3. In der Erkenntnis des Guten findet sich auch die Lösung für das Geheimnis des Bösen. Thomas widmete sein gesamtes Tun dem Nachdenken über Gott, und in diesem Rahmen entwickelte er auch die 16 Fragen über das Böse (De Malo). Der Spur des hl. Augustinus folgend, fragte er sich: »Unde malum, unde hoc monstrum?« In dem berühmten Abschnitt der Summa Theologiae hinsichtlich der fünf Wege, über die die menschliche Intelligenz zur Existenz Gottes gelangt, erkannte er als großes Hindernis in diesem Prozeß die Wirklichkeit des Bösen in der Welt (vgl. q.

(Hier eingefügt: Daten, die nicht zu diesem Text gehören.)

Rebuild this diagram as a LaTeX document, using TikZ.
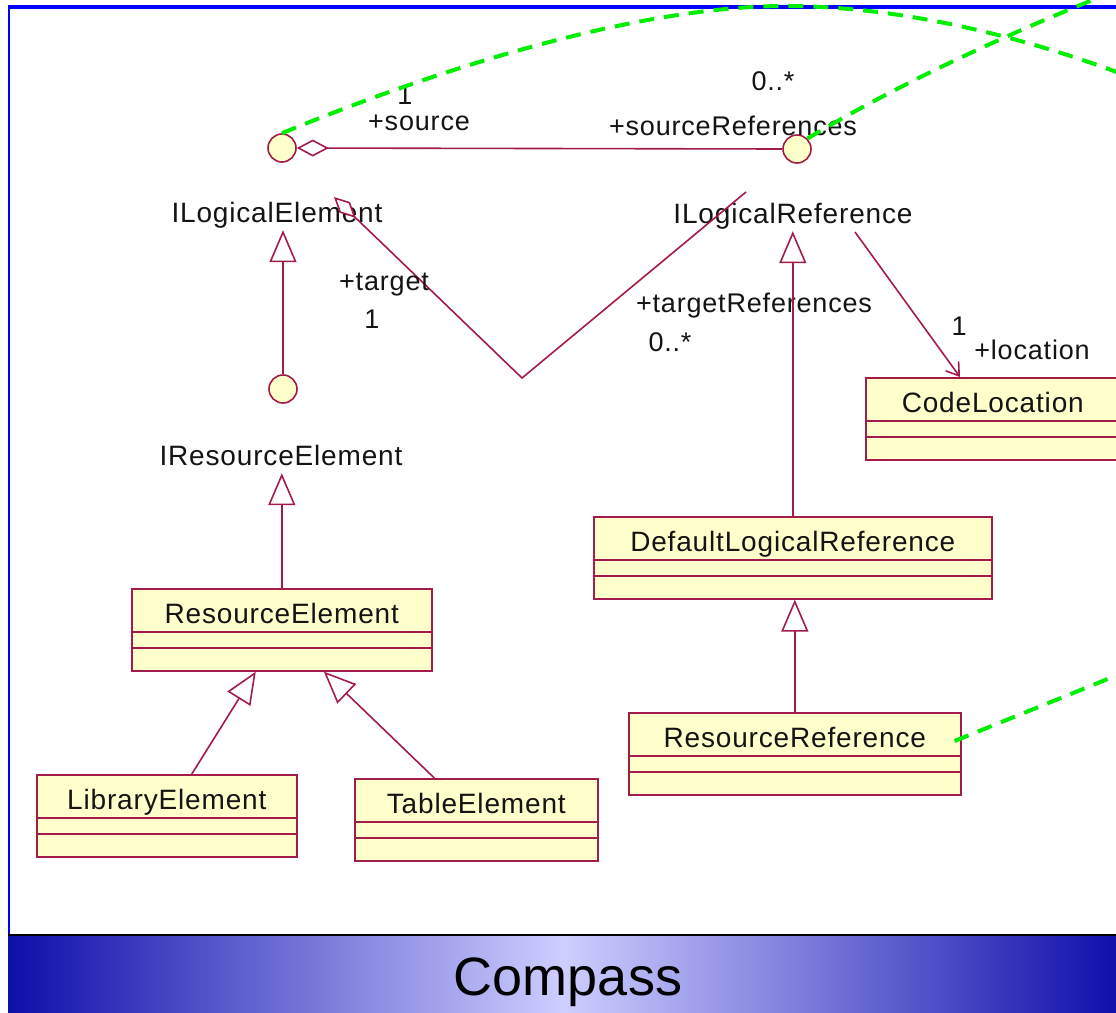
\documentclass[tikz,border=0pt]{standalone}
\usepackage{fontspec}
\setmainfont{Liberation Sans}
\newfontfamily\umlfont[LetterSpace=3]{Liberation Sans}
\usetikzlibrary{arrows.meta,calc}

\definecolor{umlred}{RGB}{163,27,74}
\definecolor{umlfill}{RGB}{255,255,204}
\definecolor{txt}{RGB}{20,20,20}
\definecolor{frameblue}{RGB}{0,0,255}
\definecolor{linkgreen}{RGB}{0,238,0}
\definecolor{bandedge}{RGB}{14,14,170}
\definecolor{bandmid}{RGB}{206,206,255}

\tikzset{
  umlline/.style={draw=umlred, line width=1.6pt},
  classbox/.style={draw=umlred, fill=umlfill, line width=1.6pt, rectangle,
    inner sep=0pt, minimum height=82pt, anchor=north west},
  classname/.style={text=txt, font=\umlfont\fontsize{28}{30}\selectfont, inner sep=0pt, anchor=base},
  iface/.style={circle, draw=umlred, fill=umlfill, line width=1.6pt,
    minimum size=28pt, inner sep=0pt},
  ifname/.style={text=txt, font=\umlfont\fontsize{28}{30}\selectfont, inner sep=2pt,
    text depth=6pt, anchor=base},
  role/.style={text=txt, font=\umlfont\fontsize{27}{30}\selectfont, inner sep=0pt, anchor=base},
  realize/.style={draw=linkgreen, line width=4pt, dash pattern=on 15pt off 10pt},
  inherit/.style={umlline, -{Triangle[open, fill=white, length=32pt, width=27pt]}},
}

% UML class: name, left x, top y, width, class name
\newcommand{\drawclass}[5]{%
  \node[classbox, minimum width=#4] (#1) at (#2,#3) {};
  \node[classname] (#1-name) at ($(#1.north)+(0,35)$) {#5};
  \draw[umlline] ($(#1.north west)+(0,44)$) -- ($(#1.north east)+(0,44)$);
  \draw[umlline] ($(#1.north west)+(0,60)$) -- ($(#1.north east)+(0,60)$);
}

\begin{document}
\begin{tikzpicture}[x=1pt,y=-1pt]
\useasboundingbox (0,0) rectangle (1116,1012);
\clip (0,0) rectangle (1116,1012);
\fill[white] (0,0) rectangle (1116,1012);

% slide frame
\draw[frameblue, line width=4pt] (8,7) -- (1120,7);
\draw[frameblue, line width=2.5pt] (9,5.5) -- (9,936);

% footer band
\shade[left color=bandedge, right color=bandedge, middle color=bandmid]
  (8,935) rectangle (1120,1014);
\draw[black, line width=2pt] (8,935) -- (1120,935);
\node[font=\fontsize{54}{60}\selectfont, anchor=base, text=black, inner sep=0pt]
  (title) at (568,995) {Compass};

% classes
\drawclass{re}{131}{588}{300}{ResourceElement}
\drawclass{le}{36}{774}{260}{LibraryElement}
\drawclass{te}{354}{778}{243}{TableElement}
\drawclass{dlr}{593}{516}{398}{DefaultLogicalReference}
\drawclass{rr}{628}{712}{332}{ResourceReference}
\drawclass{cl}{865}{377}{254}{CodeLocation}

% interfaces
\node[iface] (ile) at (282,148) {};
\node[iface] (ilr) at (797,149) {};
\node[iface] (ire) at (283,389) {};
\node[ifname] (ile-name) at (277,222) {ILogicalElement};
\node[ifname] (ilr-name) at (793,223) {ILogicalReference};
\node[ifname] (ire-name) at (281,465) {IResourceElement};

% source association
\draw[umlline, {Diamond[open, fill=white, length=32pt, width=17pt]}-] (ile.east) -- (ilr.west);

% target association
\coordinate (tgt-end) at (334,197);
\coordinate (tgt-bend) at (522,378);
\coordinate (ref-end) at (746,192);
\draw[umlline, {Diamond[open, fill=white, length=30pt, width=15pt]}-]
  (tgt-end) -- (tgt-bend) -- (ref-end);

% location association
\coordinate (loc-start) at (855,232);
\draw[umlline, -{Straight Barb[length=12pt, width=16pt]}]
  (loc-start) -- ($(cl.north west)+(95,0)$);

% roles and multiplicities
\node[role] (m-src) at (405,104) {1};
\node[role] (r-src) at (419,130) {+source};
\node[role] (m-srcref) at (773,90) {0..*};
\node[role] (r-srcref) at (733,135) {+sourceReferences};
\node[role] (r-tgt) at (384,290) {+target};
\node[role] (m-tgt) at (372,328) {1};
\node[role] (r-tgtref) at (754,312) {+targetReferences};
\node[role] (m-tgtref) at (670,351) {0..*};
\node[role] (m-loc) at (959,335) {1};
\node[role] (r-loc) at (1032,359) {+location};

% generalizations
\draw[inherit] (ire.north) -- (ire.north |- ile-name.south);
\draw[inherit] (re.north) -- (re.north |- ire-name.south);
\draw[inherit] ($(le.north)+(25,0)$) -- ($(re.south)+(-26,0)$);
\draw[inherit] ($(te.north)+(-42,0)$) -- ($(re.south)+(42,0)$);
\draw[inherit] (dlr.north) -- (dlr.north |- ilr-name.south);
\draw[inherit] (rr.north) -- (rr.north |- dlr.south);

% trace links
\coordinate (link-a) at (1130,77);
\coordinate (link-b) at (1105,-5);
\coordinate (link-c) at (1125,672);
\draw[realize] (ile.north) .. controls (460,60) and (650,5) .. (790,6)
  .. controls (900,7) and (1020,35) .. (link-a);
\draw[realize] (ilr.north east) .. controls (880,95) and (980,45) .. (link-b);
\draw[realize] ($(rr.north east)+(-7,29)$) -- (link-c);
\end{tikzpicture}
\end{document}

I, 2, ob. 3). 

Viele unserer Zeitgenossen stellen sich die Frage: Wenn Gott wirklich existiert, warum läßt er dann das Böse zu? Ihnen muß man verständlich machen, daß das Böse der Entzug des gebotenen Guten ist und die Sünde eine Auflehnung des Menschen gegen Gott, die Quelle alles Guten. 

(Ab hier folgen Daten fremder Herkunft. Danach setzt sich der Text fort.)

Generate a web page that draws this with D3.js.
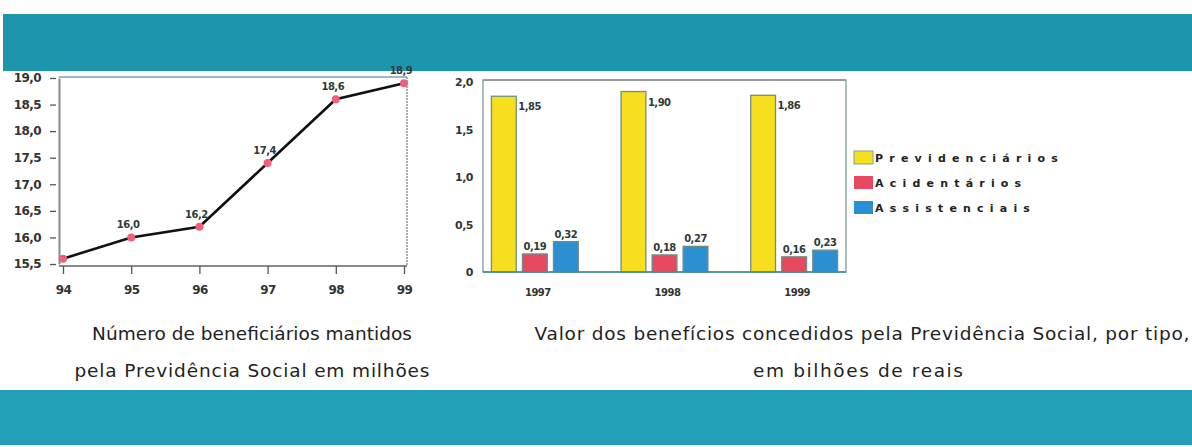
<!DOCTYPE html>
<html>
<head>
<meta charset="utf-8">
<script src="https://cdn.jsdelivr.net/npm/d3@7"></script>
<style>
  html, body { margin: 0; padding: 0; background: #ffffff; }
  svg { display: block; }
</style>
</head>
<body>
<svg id="chart" width="1192" height="447"></svg>
<script>
// Beneficiários mantidos (milhões), 1994-1999
const years = ["94", "95", "96", "97", "98", "99"];
const beneficiarios = [15.6, 16.0, 16.2, 17.4, 18.6, 18.9];
const beneficiariosLabeled = [false, true, true, true, true, true];
const lineTicks = [15.5, 16.0, 16.5, 17.0, 17.5, 18.0, 18.5, 19.0];

// Valor dos benefícios concedidos (bilhões de reais), por tipo
const barYears = ["1997", "1998", "1999"];
const seriesNames = ["Previdenciários", "Acidentários", "Assistenciais"];
const previdenciarios = [1.85, 1.90, 1.86];
const acidentarios = [0.19, 0.18, 0.16];
const assistenciais = [0.32, 0.27, 0.23];
const barTicks = [0, 0.5, 1.0, 1.5, 2.0];

const seriesColors = ["#f6e01e", "#e5485f", "#2b8fd2"];
const seriesValues = [previdenciarios, acidentarios, assistenciais];

const svg = d3.select("#chart");
const comma = (f) => (v) => d3.format(f)(v).replace(".", ",");

// Decorative bands
svg.append("rect").attr("x", 3).attr("y", 14).attr("width", 1189).attr("height", 57)
  .attr("fill", "#1c95ad");
svg.append("rect").attr("x", 0).attr("y", 390).attr("width", 1192).attr("height", 55)
  .attr("fill", "#22a0b8");

const tickFont = "'DejaVu Sans', Verdana, sans-serif";

// ---------- Line chart ----------
const lx = d3.scalePoint().domain(years).range([63, 404]);
const ly = d3.scaleLinear().domain([15.5, 19.0]).range([264, 78]);

const lg = svg.append("g");
// frame: top and right border
lg.append("line").attr("x1", 59).attr("x2", 407).attr("y1", 77).attr("y2", 77)
  .attr("stroke", "#7fa3a8").attr("stroke-width", 1.5);
lg.append("line").attr("x1", 407).attr("x2", 407).attr("y1", 77).attr("y2", 266)
  .attr("stroke", "#8a9a9a").attr("stroke-width", 1.5).attr("stroke-dasharray", "2,1");

const lyAxis = lg.append("g").attr("transform", "translate(59,0)")
  .call(d3.axisLeft(ly).tickValues(lineTicks).tickFormat(comma(".1f")).tickSize(9).tickSizeOuter(0));
const lxAxis = lg.append("g").attr("transform", "translate(0,266)")
  .call(d3.axisBottom(lx).tickSize(8).tickSizeOuter(0));
lxAxis.select(".domain").attr("d", "M59,0H407");
[lyAxis, lxAxis].forEach(a => {
  a.select(".domain").attr("stroke", "#8a8a8a").attr("stroke-width", 2);
  a.selectAll(".tick line").attr("stroke", "#555").attr("stroke-width", 1.3);
  a.selectAll("text").attr("fill", "#333").attr("font-family", tickFont)
    .attr("font-weight", "bold").attr("font-size", 12).attr("letter-spacing", -0.6);
});
lyAxis.selectAll(".tick line").attr("x1", -3);
lyAxis.selectAll("text").attr("x", -18);
lxAxis.selectAll("text").attr("y", 19);

const lineGen = d3.line().x((d, i) => lx(years[i])).y(d => ly(d));
lg.append("path").datum(beneficiarios).attr("d", lineGen)
  .attr("fill", "none").attr("stroke", "#111").attr("stroke-width", 2.6);
lg.selectAll("circle.pt").data(beneficiarios).join("circle")
  .attr("class", "pt")
  .attr("cx", (d, i) => lx(years[i])).attr("cy", d => ly(d)).attr("r", 4)
  .attr("fill", "#f0607a");
lg.selectAll("text.val").data(beneficiarios.filter((d, i) => beneficiariosLabeled[i]))
  .join("text").attr("class", "val")
  .attr("x", (d) => lx(years[beneficiarios.indexOf(d)]) - 3)
  .attr("y", d => ly(d) - 9)
  .attr("text-anchor", "middle")
  .attr("font-family", tickFont).attr("font-weight", "bold").attr("font-size", 10)
  .attr("letter-spacing", -0.5).attr("fill", "#2f3a3a")
  .text(comma(".1f"));

// ---------- Bar chart ----------
const bx0 = d3.scaleBand().domain(barYears).range([483, 846]).paddingInner(0.33).paddingOuter(0.065);
const bx1 = d3.scaleBand().domain(seriesNames).range([0, bx0.bandwidth()]).paddingInner(0.2);
const by = d3.scaleLinear().domain([0, 2.0]).range([272, 82]);

const bg = svg.append("g");
bg.append("rect").attr("x", 483).attr("y", 80).attr("width", 363).attr("height", 192)
  .attr("fill", "none").attr("stroke", "#8fa8a8").attr("stroke-width", 1.5);
bg.append("line").attr("x1", 483).attr("x2", 846).attr("y1", 80).attr("y2", 80)
  .attr("stroke", "#9a9a9a").attr("stroke-width", 2);

const byAxis = bg.append("g").attr("transform", "translate(483,0)")
  .call(d3.axisLeft(by).tickValues(barTicks)
    .tickFormat(v => v === 0 ? "0" : comma(".1f")(v)).tickSize(0));
byAxis.select(".domain").remove();
byAxis.selectAll("text").attr("x", -10).attr("fill", "#333").attr("font-family", tickFont)
  .attr("font-weight", "bold").attr("font-size", 11).attr("letter-spacing", -0.5);

const groups = bg.selectAll("g.grp").data(barYears).join("g")
  .attr("class", "grp").attr("transform", d => `translate(${bx0(d)},0)`);
groups.selectAll("rect").data((d, gi) => seriesNames.map((s, si) => ({ s, si, v: seriesValues[si][gi] })))
  .join("rect")
  .attr("x", d => bx1(d.s)).attr("width", bx1.bandwidth())
  .attr("y", d => by(d.v)).attr("height", d => by(0) - by(d.v))
  .attr("fill", d => seriesColors[d.si])
  .attr("stroke", "#6f8f86").attr("stroke-width", 1.3);
groups.selectAll("text.bv").data((d, gi) => seriesNames.map((s, si) => ({ s, si, v: seriesValues[si][gi] })))
  .join("text").attr("class", "bv")
  .attr("x", d => d.si === 0 ? bx1(d.s) + bx1.bandwidth() + 2 : bx1(d.s) + bx1.bandwidth() / 2)
  .attr("y", d => d.si === 0 ? by(d.v) + 14 : by(d.v) - 4)
  .attr("text-anchor", d => d.si === 0 ? "start" : "middle")
  .attr("font-family", tickFont).attr("font-weight", "bold").attr("font-size", 10)
  .attr("letter-spacing", -0.5).attr("fill", "#2f3a3a")
  .text(d => comma(".2f")(d.v));

// baseline
bg.append("line").attr("x1", 483).attr("x2", 846).attr("y1", by(0)).attr("y2", by(0))
  .attr("stroke", "#3d8f95").attr("stroke-width", 1.5);
// year labels
bg.selectAll("text.yr").data(barYears).join("text").attr("class", "yr")
  .attr("x", d => bx0(d) + bx0.bandwidth() / 2 + 3).attr("y", 296)
  .attr("text-anchor", "middle").attr("font-family", tickFont).attr("font-weight", "bold")
  .attr("font-size", 10).attr("letter-spacing", -0.5).attr("fill", "#333").text(d => d);

// legend
const leg = svg.append("g").attr("transform", "translate(854,151)");
seriesNames.forEach((name, i) => {
  const row = leg.append("g").attr("transform", `translate(0,${i * 25})`);
  row.append("rect").attr("width", 19).attr("height", 13)
    .attr("fill", seriesColors[i]).attr("stroke", i === 0 ? "#8aa08a" : "none");
  row.append("text").attr("x", 21).attr("y", 11)
    .attr("font-family", tickFont).attr("font-weight", "bold").attr("font-size", 11)
    .attr("letter-spacing", 6.2).attr("fill", "#222").text(name);
});

// captions
const capFont = "'DejaVu Sans', Verdana, sans-serif";
const captions = [
  { x: 252, y: 340, w: 320, t: "Número de beneficiários mantidos" },
  { x: 252, y: 377, w: 355, t: "pela Previdência Social em milhões" },
  { x: 862, y: 340, w: 655, t: "Valor dos benefícios concedidos pela Previdência Social, por tipo," },
  { x: 858, y: 377, w: 210, t: "em bilhões de reais" }
];
svg.selectAll("text.cap").data(captions).join("text").attr("class", "cap")
  .attr("x", d => d.x).attr("y", d => d.y).attr("text-anchor", "middle")
  .attr("font-family", capFont).attr("font-size", 18.5).attr("fill", "#222")
  .attr("textLength", d => d.w).attr("lengthAdjust", "spacing")
  .text(d => d.t);
</script>
</body>
</html>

Auf ein anthropologisches Problem, das in der heutigen Kultur eine solch zentrale Rolle spielt, kann nur im Licht dessen, was wir als »Meta-Anthropologie« bezeichnen könnten, eine Lösung gefunden werden. Es handelt sich dabei um die Auffassung vom Menschen als vernunftbegabtes und freies Wesen, »homo viator«, das zugleich ist und wird. In ihm verbinden sich die Unterschiede: der eine und die vielen, Körper und Seele, Männliches und Weibliches, Person und Familie, Individuum und Gesellschaft, Natur und Geschichte. 

4. Der hl. Thomas war nicht nur ein hervorragender Philosoph und Theologe, sondern auch ein Lehrmeister der Menschlichkeit. Wegen seiner besonderen Erkenntnisse über den Menschen in seiner Rationalität und seinem Zustand als freies Wesen habe ich ihn selbst 1980 als »Doctor humanitatis« bezeichnet. Als er in Paris die Sentenzen des Petrus Lombardus kommentierte, entdeckte er die Bedeutung der praktischen Vernunft im Sein und im Werden des Menschen. Während die abstrakte Vernunft auf die Erkenntnis der Wahrheit abzielt, ist die praktische Vernunft auf das Handeln, das heißt auf die Leitung menschlichen Tuns, hingeordnet. 

Dem Menschen, der sein Dasein als Geschenk von Gott erhalten hat, kommt die Aufgabe zu, es wahrheitsgemäß zu führen und dessen wahren Sinn zu erkennen (vgl. Enzyklika Fides et ratio, 81). Bei dieser Suche taucht die ständige sittliche Problematik auf, die das Evangelium durch folgende Frage zum Ausdruck bringt: »Meister, was muß ich Gutes tun?« (Mt 19, 16). Die Kultur unserer Zeit redet viel über den Menschen und weiß viele Dinge über ihn; oft erweckt sie allerdings den Eindruck, als wüßte sie nicht, was er wirklich ist. In der Tat kann sich der Mensch nur im Licht Gottes in seiner Gesamtheit verstehen. Er ist »imago Dei«, aus Liebe geschaffen und dazu bestimmt, auf ewig in Gemeinschaft mit Ihm zu leben. 

Das II. Vatikanische Ökumenische Konzil lehrt, daß das Geheimnis des Menschen sich nur im Licht des Geheimnisses Christi klärt (vgl. Gaudium et spes, 22). Diesbezüglich habe auch ich in der Enzyklika Redemptor hominis betonen wollen, daß der Mensch der erste und hauptsächliche Weg der Kirche ist (vgl. Nr. 14). Angesichts der Tragödie des atheistischen Humanismus haben die Gläubigen den Auftrag, zu verkünden und zu bezeugen, daß der echte Humanismus sich in Christus offenbart. Nur in Christus kann die Person sich selbst in Fülle verwirklichen. 

5. Verehrte, liebe Mitglieder der Päpstlichen Akademie des hl. Thomas von Aquin! Die Kraft des Geistes leite Eure Arbeit und lasse Eure Forschung reiche Frucht bringen. 

Ich rufe den ständigen Schutz Mariens, »Sedes Sapientiae«, und des hl. Thomas von Aquin auf jeden von Euch und auf Eure Akademie herab und segne Euch alle von Herzen.